Lichtenstein, theNetherlands, Spain, and Sweden boycotted the games in protest of the Soviet invasion of Hungary.
Egypt, Lebanon, and Iraq also boycotted as a result of the Suez crisis.
The People's Republic of China refused to participate due to the inclusion of the Republic of China (Taiwan).
South Africa was banned by the IOC from taking part due to its oppressive apartheid regime. This ban lasted until 1992. Also, Indonesia and North Korea withdrew after the IOC decision to ban teams that took part in the 1963 Games of the New Emerging Forces.
1968 Mexico City
In Mexico City, 10 days before the Olympics began, students protesting against the government were surrounded by the army who opened fire, killing 267 and injuring more than 1,000. During the Games, American athletes Tommie Smith and John Carlos were expelled for raising their fists in a “black power” salute on the winners' podium.
11 Israeli athletes were taken hostage by Palestinian terrorists 'Black September', to protest against the holding of 234 Palestinian prisoners in Israel. The terrorists murdered two of their captives, then, as the result of a bungled rescue attempt by the authorities, the remaining nine captives were killed alongside three of their captors.
At the 1976 Games 26 African countries boycotted in response to New Zealand's participation. Earlier that year a New Zealand team had undertaken a three-month rugby tour of segregated South Africa, but the IOC refused to ban them.
Egypt competed for the first three days of the Games before withdrawing in support of the boycott by most other African nations. The Republic of China (Taiwan) team was also barred from entering the country, then allowed to enter if they agreed not to compete as “the Republic of China”.
The Taiwanese considered this unacceptable and withdrew.
Due to the Soviet invasion of Afghanistan, President Carter called upon the U.S. Olympic Committee to boycott the Games.
The Olympic Charter requires such committees to “resist all pressures of any kind whatsoever, whether of a political, religious or economic nature,” but theory and practice diverge.
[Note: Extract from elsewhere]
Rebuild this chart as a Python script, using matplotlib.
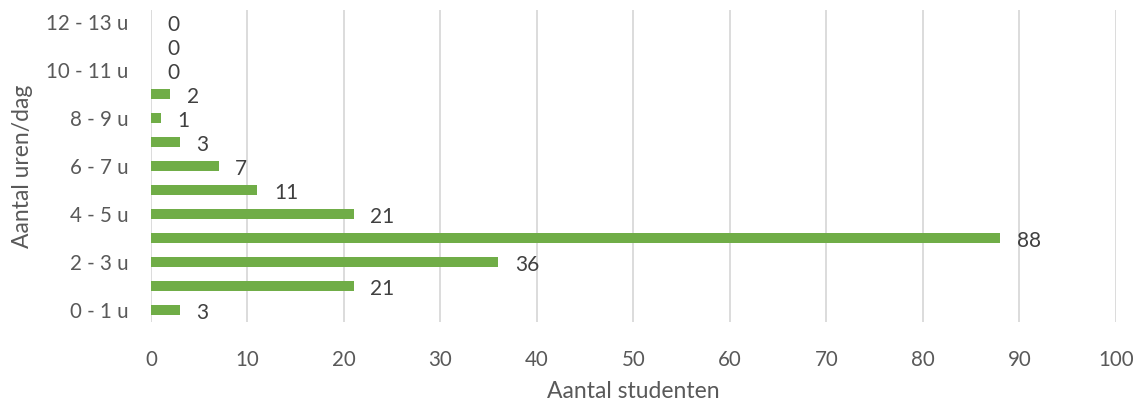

The Americans stayed home, and in total 62 countries including West Germany and Japan refused to attend.
In all, 80 nations participated in the Games, down from 122 nations in Munich. The USSR won 195 medals, but allegations of cheating tainted this astonishing result.
1984 Los Angeles
14 countries, including the USSR, boycotted the Games in what was widely seen as revenge for the Moscow Games four years earlier, though the official line was that they had security concerns. Iran and Libya also boycotted the Games for different reasons. Ironically, China chose this year to return to the Games after a 32-year absence.
After failing to be recognized as co-host of the Games, North Korea (which was still technically at war with the South) boycotted the Games, with Cuba and Ethiopia joining them in solidarity. However there were no widespread boycotts for the first time since 1972.
It was a rare Olympic Games with no boycotts. The Soviet Union had broken up, and the new Russian republics competed under one banner (unified team). The Berlin Wall had been torn down – so East and West Germany competed together as a united country. South Africa returned to the Games after the end of apartheid and 32 years of sporting isolation.
There was talk of a boycott to the Beijing Olympic Games due to China's treatment of the Tibetan people, and other human rights abuses, though no major protest eventuated.